Devil in a Blue Dress is the first installment in Walter Mosley’s Easy Rawlins series. The story opens in Joppy Shag’s near-empty bar above a butcher shop in Watts, Los Angeles. The time is 1948. Easy Rawlins, just fired from his manufacturing job at Champion Aircraft, is having an afternoon drink, wondering how he’s going to cover his next mortgage payment, when a white man walks in and makes him an offer.

Devil in a Blue Dress

DeWitt Albright, with his pale skin, white suit and strawberry blond hair doesn’t seem to care if he looks out of place in this scene. He offers Rawlins cash up front to find a missing woman, the devil in a blue dress who’s been known to frequent the same dive bars and jazz clubs that Rawlins himself hangs out in.

Rawlins has some reservations about this man and his offer. But he’s broke and he doesn’t want to lose his home, so he takes the job.

Now the trouble begins.

Mosley’s book provides a tour of post-war black Los Angeles. The reader gets to see the same town Raymond Chandler wrote about, from the other side, and from a writer who is just as talented and observant.

Racism in 1948 was raw, overt, and direct; not duplicitous and papered over with false pleasantries like it is today. Rawlins is always on guard against the humiliations of a hostile white world. He has to stand up for his dignity in situations where a white detective wouldn’t have to think twice. He must constantly defend himself against a world that wants to put him down, and this adds a dimension to his character and to the story that simply doesn’t exist in Chandler’s works.

Rawlins is resolute, a fighter in an all-around bad situation who refuses to go down. DeWitt Albright turns out to be a truly nasty character. Somehow, people associated with Daphne Monet, the devil in blue dress, keep turning up dead. The cops don’t know why, but because Rawlins was following her, he becomes a suspect and then has to put up with their relentless harrassment.

As things go from bad to worse, the tougher, darker side of Rawlins that he had tried to leave behind returns to save him. Before the war, he got in enough trouble in Houston to want to leave that city forever. During the war, he fought in Europe, killing as necessary just to survive.

He never wanted to be that person, and his enemies don’t seem to know he has it in him. But if you put a man in a bad enough position, he has to fight for himself.

As a mystery, this one becomes quite complex. There are many characters to keep track of, numerous betrayals and false identities. You may have to read some of the final chapters twice to get it all straight.

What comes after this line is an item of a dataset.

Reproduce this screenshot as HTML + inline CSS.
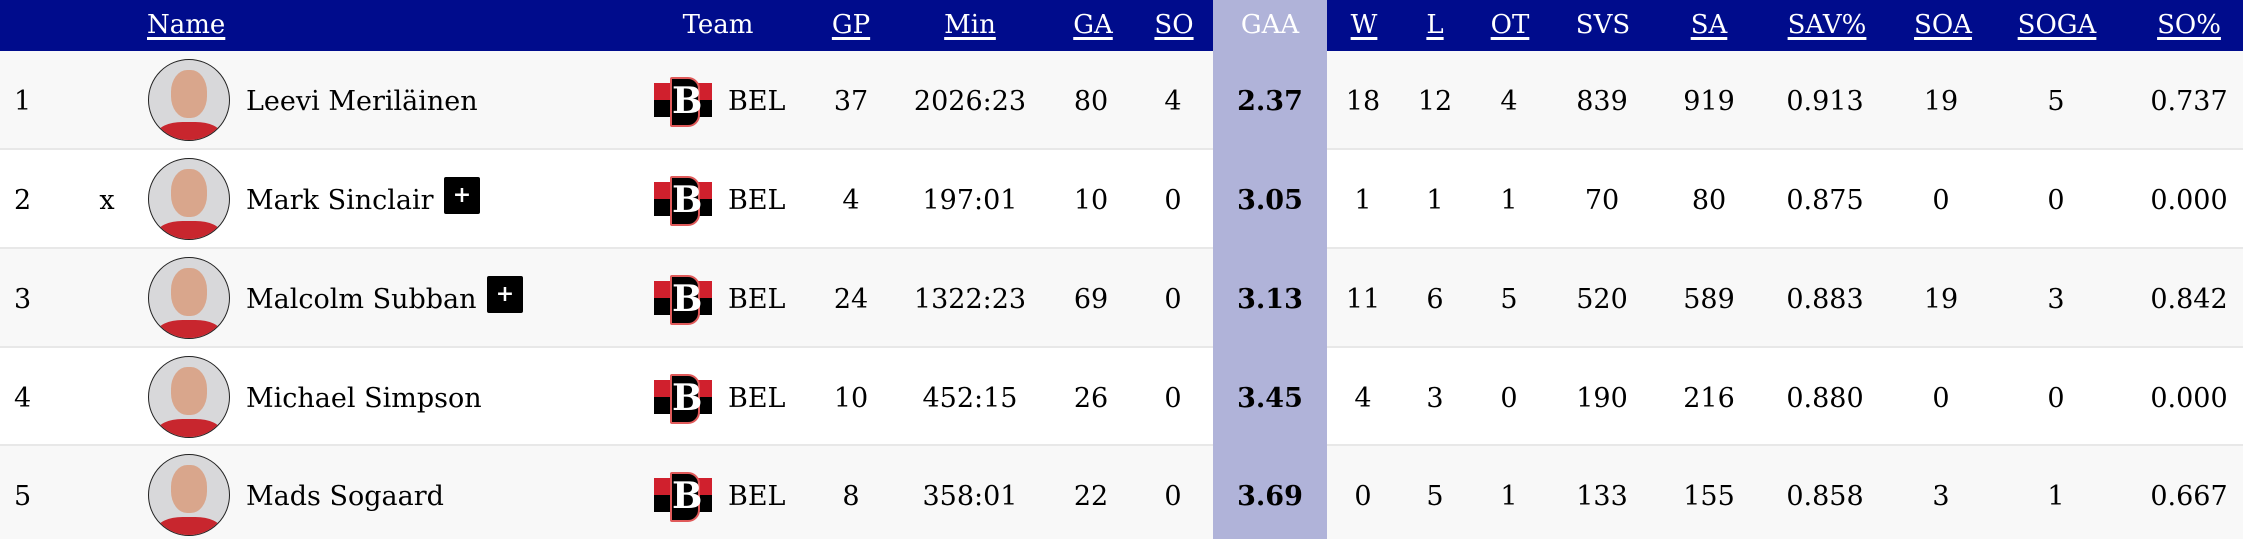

But the world Mosley paints so richly lingers long after you finish the book. The world of life at the bottom in post-war Los Angeles where everyone is struggling to survive is one you don’t often find in novels. In a neighborhood where traditional American crime writers would roll up the windows, lock the doors, and drive through as quickly as possible, Mosley parks the car and takes you inside the homes, the bars, the barber shops and corner stores where all the life is being lived by all the people society taught you not to see.

If you read this one and you like it, check out Donald Goines' Dope Fiend and Iceberg Slim’s Pimp.